## PROBLEM STATEMENT
Give back the full listing, character for character, with no pictures.

=-=-=

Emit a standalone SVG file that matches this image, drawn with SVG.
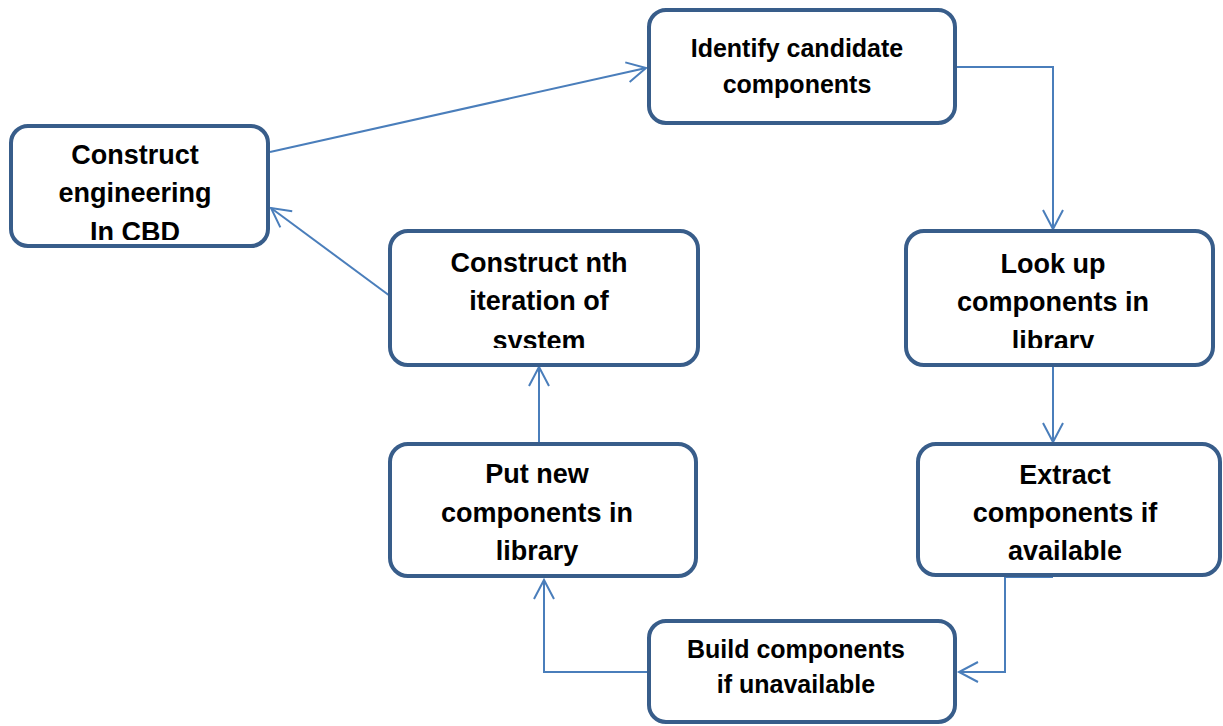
<svg xmlns="http://www.w3.org/2000/svg" width="1223" height="726" viewBox="0 0 1223 726">
<style>
.box{fill:#ffffff;stroke:#385d8a;stroke-width:4}
.lbl{font-family:"Liberation Sans",Arial,sans-serif;font-weight:bold;fill:#000000;text-anchor:middle}
.big{font-size:27px}
.sm{font-size:25px}
.con{fill:none;stroke:#4a7ebb;stroke-width:2}
</style>
<defs>
<marker id="arr" markerUnits="userSpaceOnUse" markerWidth="30" markerHeight="30" viewBox="-22 -15 30 30" refX="0" refY="0" orient="auto">
<path d="M-19,-10 L0,0 L-19,10" fill="none" stroke="#4a7ebb" stroke-width="2"/>
</marker>
<clipPath id="c1"><rect x="13" y="128" width="253" height="112"/></clipPath>
<clipPath id="c3"><rect x="392" y="233" width="304" height="115"/></clipPath>
<clipPath id="c4"><rect x="908" y="233" width="303" height="115"/></clipPath>
</defs>
<rect width="1223" height="726" fill="#ffffff"/>
<g id="connectors">
<path class="con" d="M270,152 L646,68" marker-end="url(#arr)"/>
<path class="con" d="M957,67 H1053 V229" marker-end="url(#arr)"/>
<path class="con" d="M1053,367 V442" marker-end="url(#arr)"/>
<path class="con" d="M1053,577 H1005 V672 H959" marker-end="url(#arr)"/>
<path class="con" d="M647,672 H544 V580" marker-end="url(#arr)"/>
<path class="con" d="M539,444 V367" marker-end="url(#arr)"/>
<path class="con" d="M390,296 L271,208" marker-end="url(#arr)"/>
</g>
<g id="node-construct-engineering">
<rect class="box" x="11" y="126" width="257" height="120" rx="17"/>
<g clip-path="url(#c1)">
<text class="lbl big" x="135" y="164">Construct</text>
<text class="lbl big" x="135" y="202">engineering</text>
<text class="lbl big" x="135" y="241">In CBD</text>
</g>
</g>
<g id="node-identify">
<rect class="box" x="649" y="10" width="306" height="113" rx="17"/>
<text class="lbl sm" x="797" y="57">Identify candidate</text>
<text class="lbl sm" x="797" y="93">components</text>
</g>
<g id="node-lookup">
<rect class="box" x="906" y="231" width="307" height="134" rx="18"/>
<g clip-path="url(#c4)">
<text class="lbl big" x="1053" y="273">Look up</text>
<text class="lbl big" x="1053" y="311">components in</text>
<text class="lbl big" x="1053" y="350">library</text>
</g>
</g>
<g id="node-extract">
<rect class="box" x="918" y="444" width="302" height="131" rx="18"/>
<text class="lbl big" x="1065" y="484">Extract</text>
<text class="lbl big" x="1065" y="522">components if</text>
<text class="lbl big" x="1065" y="560">available</text>
</g>
<g id="node-build">
<rect class="box" x="649" y="621" width="306" height="101" rx="17"/>
<text class="lbl sm" x="796" y="658">Build components</text>
<text class="lbl sm" x="796" y="693">if unavailable</text>
</g>
<g id="node-putnew">
<rect class="box" x="390" y="444" width="306" height="132" rx="18"/>
<text class="lbl big" x="537" y="483">Put new</text>
<text class="lbl big" x="537" y="522">components in</text>
<text class="lbl big" x="537" y="560">library</text>
</g>
<g id="node-construct-nth">
<rect class="box" x="390" y="231" width="308" height="134" rx="18"/>
<g clip-path="url(#c3)">
<text class="lbl big" x="539" y="272">Construct nth</text>
<text class="lbl big" x="539" y="310">iteration of</text>
<text class="lbl big" x="539" y="350">system</text>
</g>
</g>
</svg>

=-=-=

## RESPONSE TO THE EXERCISE
Emit a standalone SVG file that matches this image, drawn with SVG.
<svg xmlns="http://www.w3.org/2000/svg" width="1223" height="726" viewBox="0 0 1223 726">
<style>
.box{fill:#ffffff;stroke:#385d8a;stroke-width:4}
.lbl{font-family:"Liberation Sans",Arial,sans-serif;font-weight:bold;fill:#000000;text-anchor:middle}
.big{font-size:27px}
.sm{font-size:25px}
.con{fill:none;stroke:#4a7ebb;stroke-width:2}
</style>
<defs>
<marker id="arr" markerUnits="userSpaceOnUse" markerWidth="30" markerHeight="30" viewBox="-22 -15 30 30" refX="0" refY="0" orient="auto">
<path d="M-19,-10 L0,0 L-19,10" fill="none" stroke="#4a7ebb" stroke-width="2"/>
</marker>
<clipPath id="c1"><rect x="13" y="128" width="253" height="112"/></clipPath>
<clipPath id="c3"><rect x="392" y="233" width="304" height="115"/></clipPath>
<clipPath id="c4"><rect x="908" y="233" width="303" height="115"/></clipPath>
</defs>
<rect width="1223" height="726" fill="#ffffff"/>
<g id="connectors">
<path class="con" d="M270,152 L646,68" marker-end="url(#arr)"/>
<path class="con" d="M957,67 H1053 V229" marker-end="url(#arr)"/>
<path class="con" d="M1053,367 V442" marker-end="url(#arr)"/>
<path class="con" d="M1053,577 H1005 V672 H959" marker-end="url(#arr)"/>
<path class="con" d="M647,672 H544 V580" marker-end="url(#arr)"/>
<path class="con" d="M539,444 V367" marker-end="url(#arr)"/>
<path class="con" d="M390,296 L271,208" marker-end="url(#arr)"/>
</g>
<g id="node-construct-engineering">
<rect class="box" x="11" y="126" width="257" height="120" rx="17"/>
<g clip-path="url(#c1)">
<text class="lbl big" x="135" y="164">Construct</text>
<text class="lbl big" x="135" y="202">engineering</text>
<text class="lbl big" x="135" y="241">In CBD</text>
</g>
</g>
<g id="node-identify">
<rect class="box" x="649" y="10" width="306" height="113" rx="17"/>
<text class="lbl sm" x="797" y="57">Identify candidate</text>
<text class="lbl sm" x="797" y="93">components</text>
</g>
<g id="node-lookup">
<rect class="box" x="906" y="231" width="307" height="134" rx="18"/>
<g clip-path="url(#c4)">
<text class="lbl big" x="1053" y="273">Look up</text>
<text class="lbl big" x="1053" y="311">components in</text>
<text class="lbl big" x="1053" y="350">library</text>
</g>
</g>
<g id="node-extract">
<rect class="box" x="918" y="444" width="302" height="131" rx="18"/>
<text class="lbl big" x="1065" y="484">Extract</text>
<text class="lbl big" x="1065" y="522">components if</text>
<text class="lbl big" x="1065" y="560">available</text>
</g>
<g id="node-build">
<rect class="box" x="649" y="621" width="306" height="101" rx="17"/>
<text class="lbl sm" x="796" y="658">Build components</text>
<text class="lbl sm" x="796" y="693">if unavailable</text>
</g>
<g id="node-putnew">
<rect class="box" x="390" y="444" width="306" height="132" rx="18"/>
<text class="lbl big" x="537" y="483">Put new</text>
<text class="lbl big" x="537" y="522">components in</text>
<text class="lbl big" x="537" y="560">library</text>
</g>
<g id="node-construct-nth">
<rect class="box" x="390" y="231" width="308" height="134" rx="18"/>
<g clip-path="url(#c3)">
<text class="lbl big" x="539" y="272">Construct nth</text>
<text class="lbl big" x="539" y="310">iteration of</text>
<text class="lbl big" x="539" y="350">system</text>
</g>
</g>
</svg>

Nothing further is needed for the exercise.